My work is one big story - a mural of the margins of Baltimore
from about 1920 to 2040 - and I fill the mural in one panel at a time. In time,
the panels connect and I will then package those stories into the next book.
My characters always surprise me: Leini much more fiercely
independent - despite the broken torch she carries for Orlo - than I had first
thought. Sometimes I remember these people in my prayers.
Q: How did you pick the photographs that accompany the
stories throughout the book?
A: I commissioned most of the photos from Baltimore artists
I respect. I gave them the story and said, “Have at it.” No one disappointed. The
photos credited to “Macon Street Books” were taken by me.
Q: What are you working on now?
A: A script for a feature film called "The Baltimore
Crab Cake Wars" and a new book of stories. I write fiction every morning
and every evening. In between I chase journalism to pay the bills.

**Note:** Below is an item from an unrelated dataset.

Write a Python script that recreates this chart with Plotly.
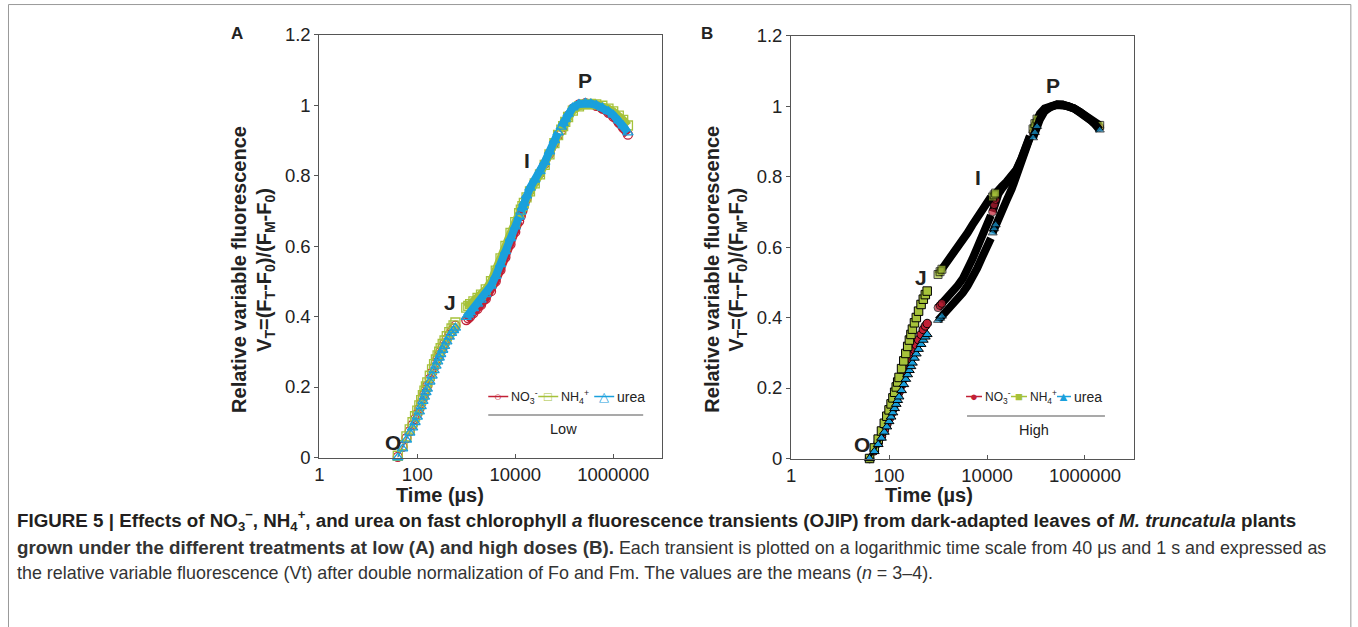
import plotly.graph_objects as go

# figure size in CSS px; the body is shifted by a small negative margin (see write_html below)
W, H = 1362, 635
# measured mapping from figure pixels to the photographed picture: X = SX*fx + OX, Y = SY*fy + OY
SX, OX = 0.9968, 0.51
SY, OY = 0.967, 3.46

# time points (µs); None marks a break between recording segments
t_fast = [40, 50, 60, 70, 80, 90, 100, 110, 120, 130, 140, 150, 160, 180, 200,
          220, 240, 260, 280, 300, 330, 360, 400, 450, 500, 550, 600]
t_slow = [1000, 1100, 1200, 1400, 1700, 2000, 2500, 3200, 4000, 5000, 6300, 8000, 10000, 12000, None,
          13000, 14000, 15000, 17000, 20000, 25000, 32000, 40000, 50000, 63000, 75000, None,
          87000, 95000, 105000, 120000, 150000, 200000, 270000, 350000, 450000, 600000, 800000,
          1000000, 1300000, 1600000, 2000000]

# Low dose (A)
no3_low_fast = [0.002, 0.03, 0.055, 0.075, 0.093, 0.109, 0.124, 0.139, 0.154, 0.168, 0.181, 0.193, 0.204,
                0.223, 0.241, 0.256, 0.269, 0.281, 0.291, 0.301, 0.313, 0.324, 0.336, 0.348, 0.358, 0.366, 0.374]
nh4_low_fast = [0.005, 0.035, 0.06, 0.08, 0.10, 0.117, 0.133, 0.148, 0.163, 0.177, 0.19, 0.202, 0.213,
                0.232, 0.25, 0.265, 0.278, 0.29, 0.30, 0.31, 0.322, 0.332, 0.344, 0.356, 0.366, 0.375, 0.383]
urea_low_fast = [0.0, 0.025, 0.05, 0.07, 0.085, 0.10, 0.115, 0.13, 0.145, 0.16, 0.172, 0.185, 0.195,
                 0.215, 0.232, 0.247, 0.26, 0.272, 0.283, 0.293, 0.305, 0.316, 0.329, 0.342, 0.353, 0.361, 0.368]
no3_low_slow = [0.39, 0.395, 0.40, 0.41, 0.422, 0.433, 0.45, 0.472, 0.50, 0.532, 0.568, 0.605, 0.64, 0.67, None,
                0.685, 0.70, 0.713, 0.735, 0.758, 0.782, 0.807, 0.833, 0.862, 0.893, 0.915, None,
                0.928, 0.94, 0.953, 0.97, 0.99, 1.002, 1.005, 1.003, 0.998, 0.99, 0.978, 0.967, 0.95, 0.935, 0.916]
nh4_low_slow = [0.425, 0.43, 0.435, 0.443, 0.453, 0.462, 0.477, 0.50, 0.53, 0.565, 0.60, 0.637, 0.668, 0.693, None,
                0.703, 0.713, 0.722, 0.738, 0.755, 0.778, 0.803, 0.83, 0.86, 0.892, 0.915, None,
                0.93, 0.94, 0.952, 0.966, 0.984, 0.996, 1.002, 1.003, 1.002, 0.998, 0.99, 0.982, 0.97, 0.958, 0.942]
urea_low_slow = [0.398, 0.405, 0.412, 0.423, 0.436, 0.447, 0.463, 0.487, 0.515, 0.548, 0.585, 0.622, 0.655, 0.683, None,
                 0.697, 0.71, 0.722, 0.743, 0.765, 0.788, 0.812, 0.838, 0.868, 0.90, 0.922, None,
                 0.938, 0.948, 0.96, 0.975, 0.993, 1.003, 1.006, 1.004, 1.0, 0.993, 0.982, 0.972, 0.956, 0.942, 0.922]

# High dose (B)
no3_high_fast = [0.0, 0.022, 0.044, 0.063, 0.08, 0.097, 0.112, 0.126, 0.14, 0.153, 0.166, 0.178, 0.189,
                 0.208, 0.226, 0.243, 0.258, 0.271, 0.283, 0.294, 0.309, 0.322, 0.337, 0.352, 0.366, 0.376, 0.383]
nh4_high_fast = [0.0, 0.03, 0.055, 0.078, 0.10, 0.12, 0.138, 0.155, 0.172, 0.188, 0.203, 0.217, 0.23,
                 0.255, 0.277, 0.298, 0.318, 0.336, 0.352, 0.367, 0.385, 0.40, 0.418, 0.437, 0.452, 0.465, 0.475]
urea_high_fast = [0.0, 0.02, 0.04, 0.058, 0.075, 0.09, 0.105, 0.118, 0.13, 0.142, 0.154, 0.165, 0.175,
                  0.193, 0.21, 0.225, 0.238, 0.25, 0.261, 0.271, 0.285, 0.297, 0.31, 0.324, 0.336, 0.345, 0.352]
no3_high_slow = [0.428, 0.434, 0.44, 0.45, 0.463, 0.475, 0.49, 0.51, 0.535, 0.565, 0.598, 0.635, 0.668, 0.69, None,
                 0.70, 0.72, 0.735, 0.75, 0.765, 0.78, 0.797, 0.818, 0.848, 0.883, 0.912, None,
                 0.925, 0.94, 0.955, 0.972, 0.99, 1.0, 1.004, 1.004, 1.0, 0.993, 0.983, 0.974, 0.962, 0.952, 0.94]
nh4_high_slow = [0.522, 0.53, 0.537, 0.548, 0.561, 0.574, 0.595, 0.618, 0.64, 0.662, 0.685, 0.708, 0.728, 0.742, None,
                 0.742, 0.748, 0.753, 0.762, 0.772, 0.785, 0.80, 0.82, 0.85, 0.885, 0.915, None,
                 0.935, 0.95, 0.963, 0.978, 0.993, 1.002, 1.005, 1.004, 1.0, 0.993, 0.983, 0.975, 0.963, 0.955, 0.945]
urea_high_slow = [0.392, 0.398, 0.404, 0.414, 0.426, 0.437, 0.452, 0.47, 0.49, 0.512, 0.54, 0.572, 0.60, 0.625, None,
                  0.64, 0.652, 0.663, 0.68, 0.702, 0.732, 0.765, 0.80, 0.845, 0.885, 0.91, None,
                  0.91, 0.925, 0.942, 0.962, 0.985, 0.998, 1.003, 1.003, 1.0, 0.993, 0.983, 0.973, 0.96, 0.948, 0.932]

x_ticks = [1, 100, 10000, 1000000]

RED, GREEN, BLUE = '#c22035', '#a6c23a', '#1aa0dc'
FONT = 'Arial, Liberation Sans, sans-serif'


# picture pixel -> paper fraction
def px(X):
    return (X - OX) / SX / W


def py(Y):
    return 1 - (Y - OY) / SY / H


def head_sizes(ts, n=3, size=8):
    # markers only where the recorded points are still sparse (segment starts) and at the end
    sizes, k = [], 0
    for t in ts:
        if t is None:
            sizes.append(0)
            k = 0
            continue
        sizes.append(size if k < n else 0)
        k += 1
    sizes[-1] = size
    return sizes


fig = go.Figure()


def add_low(fast, slow, color, symbol):
    mk = dict(symbol=symbol + '-open', size=9, color=color, line=dict(width=1.3, color=color))
    fig.add_trace(go.Scatter(x=t_fast, y=fast, xaxis='x', yaxis='y', mode='lines+markers',
                             line=dict(color=color, width=1), marker=mk, cliponaxis=False, showlegend=False))
    fig.add_trace(go.Scatter(x=t_slow, y=slow, xaxis='x', yaxis='y', mode='lines+markers',
                             line=dict(color=color, width=8), marker=mk, cliponaxis=False, showlegend=False))


def add_high(fast, slow, color, symbol):
    fig.add_trace(go.Scatter(x=t_fast, y=fast, xaxis='x2', yaxis='y2', mode='lines+markers',
                             line=dict(color='black', width=2),
                             marker=dict(symbol=symbol, size=8.5, color=color, line=dict(width=1, color='black')),
                             cliponaxis=False, showlegend=False))
    sizes = head_sizes(t_slow)
    fig.add_trace(go.Scatter(x=t_slow, y=slow, xaxis='x2', yaxis='y2', mode='lines+markers',
                             line=dict(color='black', width=8),
                             marker=dict(symbol=symbol, size=sizes, color=color,
                                         line=dict(width=[1 if s else 0 for s in sizes], color='black')),
                             cliponaxis=False, showlegend=False))


add_low(no3_low_fast, no3_low_slow, RED, 'circle')
add_low(nh4_low_fast, nh4_low_slow, GREEN, 'square')
add_low(urea_low_fast, urea_low_slow, BLUE, 'triangle-up')
add_high(no3_high_fast, no3_high_slow, RED, 'circle')
add_high(nh4_high_fast, nh4_high_slow, GREEN, 'square')
add_high(urea_high_fast, urea_high_slow, BLUE, 'triangle-up')

xcommon = dict(type='log', range=[0, 7], tickvals=x_ticks, ticktext=[str(v) for v in x_ticks],
               ticks='inside', ticklen=4, tickcolor='#555', showline=True, mirror=True, linecolor='#555',
               linewidth=1, showgrid=False, zeroline=False, tickfont=dict(family=FONT, size=18.5, color='#222'))
ycommon = dict(range=[0, 1.2], dtick=0.2, ticks='outside', ticklen=4, tickcolor='#555', showline=True,
               mirror=True, linecolor='#555', linewidth=1, showgrid=False, zeroline=False,
               tickfont=dict(family=FONT, size=18.5, color='#222'))

fig.update_layout(
    width=W, height=H, margin=dict(l=0, r=0, t=0, b=0),
    paper_bgcolor='white', plot_bgcolor='white',
    xaxis=dict(domain=[px(319), px(662)], anchor='y', **xcommon),
    yaxis=dict(domain=[py(458), py(35)], anchor='x', **ycommon),
    xaxis2=dict(domain=[px(791), px(1134)], anchor='y2', **xcommon),
    yaxis2=dict(domain=[py(459), py(36)], anchor='x2', **ycommon),
)

ann = []


def text(x, y, s, size, xanchor='center', color='#222', angle=0, family=FONT):
    ann.append(dict(x=px(x), y=py(y), xref='paper', yref='paper', text=s, showarrow=False,
                    xanchor=xanchor, yanchor='middle', textangle=angle,
                    font=dict(family=family, size=size, color=color)))


# panel letters
text(237, 34, '<b>A</b>', 17)
text(707, 34, '<b>B</b>', 17)

# OJIP step labels
for (x, y, s) in [(393, 443, 'O'), (450, 303, 'J'), (527, 161, 'I'), (585, 81, 'P'),
                  (862, 445, 'O'), (921, 278, 'J'), (978, 178, 'I'), (1053, 86, 'P')]:
    text(x, y, '<b>%s</b>' % s, 21)

# axis titles
for (x0, x1, xt) in [(238, 265, 440), (711, 737, 929)]:
    text(x0, 270, '<b>Relative variable fluorescence</b>', 20, angle=-90)
    text(x1, 270, '<b>V<sub>T</sub>=(F<sub>T</sub>-F<sub>0</sub>)/(F<sub>M</sub>-F<sub>0</sub>)</b>', 20, angle=-90)
    text(xt, 495, '<b>Time (µs)</b>', 20)

# legends
shapes = []


def key(x0, x1, y, color, glyph, label, lcolor, size=12.5):
    shapes.append(dict(type='line', xref='paper', yref='paper', x0=px(x0), x1=px(x1), y0=py(y), y1=py(y),
                       line=dict(color=lcolor, width=1.5)))
    text((x0 + x1) / 2, y, '<span style="color:%s">%s</span>' % (color, glyph), 13)
    text(x1 + 1, y, label, size, xanchor='left')


NO3 = 'NO<sub>3</sub><sup>-</sup>'
NH4 = 'NH<sub>4</sub><sup>+</sup>'
key(488, 508, 397, RED, '○', NO3, RED)
key(538, 558, 397, GREEN, '□', NH4, GREEN)
key(594, 614, 397, BLUE, '△', 'urea', BLUE, 14)
shapes.append(dict(type='line', xref='paper', yref='paper', x0=px(488), x1=px(643), y0=py(415.5),
                   y1=py(415.5), line=dict(color='#555', width=1.2)))
text(563, 429, 'Low', 14.5)

key(966, 982, 397, RED, '●', NO3, RED, 12)
key(1011, 1027, 397, GREEN, '■', NH4, GREEN, 12)
key(1057, 1071, 397, BLUE, '▲', 'urea', BLUE, 14)
shapes.append(dict(type='line', xref='paper', yref='paper', x0=px(967), x1=px(1105), y0=py(416.5),
                   y1=py(416.5), line=dict(color='#555', width=1.2)))
text(1034, 430, 'High', 14.5)

# outer frame (its bottom edge lies below the picture)
shapes.append(dict(type='rect', xref='paper', yref='paper', x0=px(8), x1=px(1351), y0=-0.2, y1=py(5),
                   line=dict(color='#999', width=1)))

# caption
cap1 = ('<b>FIGURE 5 | Effects of NO<sub>3</sub><sup>−</sup>, NH<sub>4</sub><sup>+</sup>, and urea on fast '
        'chlorophyll <i>a</i> fluorescence transients (OJIP) from dark-adapted leaves of '
        '<i>M. truncatula</i> plants</b>')
cap2 = ('<span style="font-size:18.75px"><b>grown under the different treatments at low (A) and high doses (B).'
        '</b></span> Each transient is plotted '
        'on a logarithmic time scale from 40 μs and 1 s and expressed as')
cap3 = ('the relative variable fluorescence (Vt) after double normalization of Fo and Fm. '
        'The values are the means (<i>n</i> = 3–4).')
text(15, 521, cap1, 18.75, xanchor='left', color='#231f20')
text(15, 548, cap2, 17.9, xanchor='left', color='#333')
text(15, 574, cap3, 17.9, xanchor='left', color='#333')

fig.update_layout(annotations=ann, shapes=shapes)

fig.write_html("out.html", config={'displayModeBar': False},
               post_script="document.body.style.margin='-8px 0 0 -4px';"
                           "document.documentElement.style.overflow='hidden';")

My newest non-fiction passion is using old Baltimore recipes
to tell family histories, both my family and others. Here and here are two recent
examples.
Q: Anything else we should know?
A: Just that I will be
reading from the new book in Water Valley, Miss., at 4 p.m. on Sunday, March 2.
That the book is available from Amazon, and mostly that I hope you bring your own sensibility to the stories, talk about what moved you and why.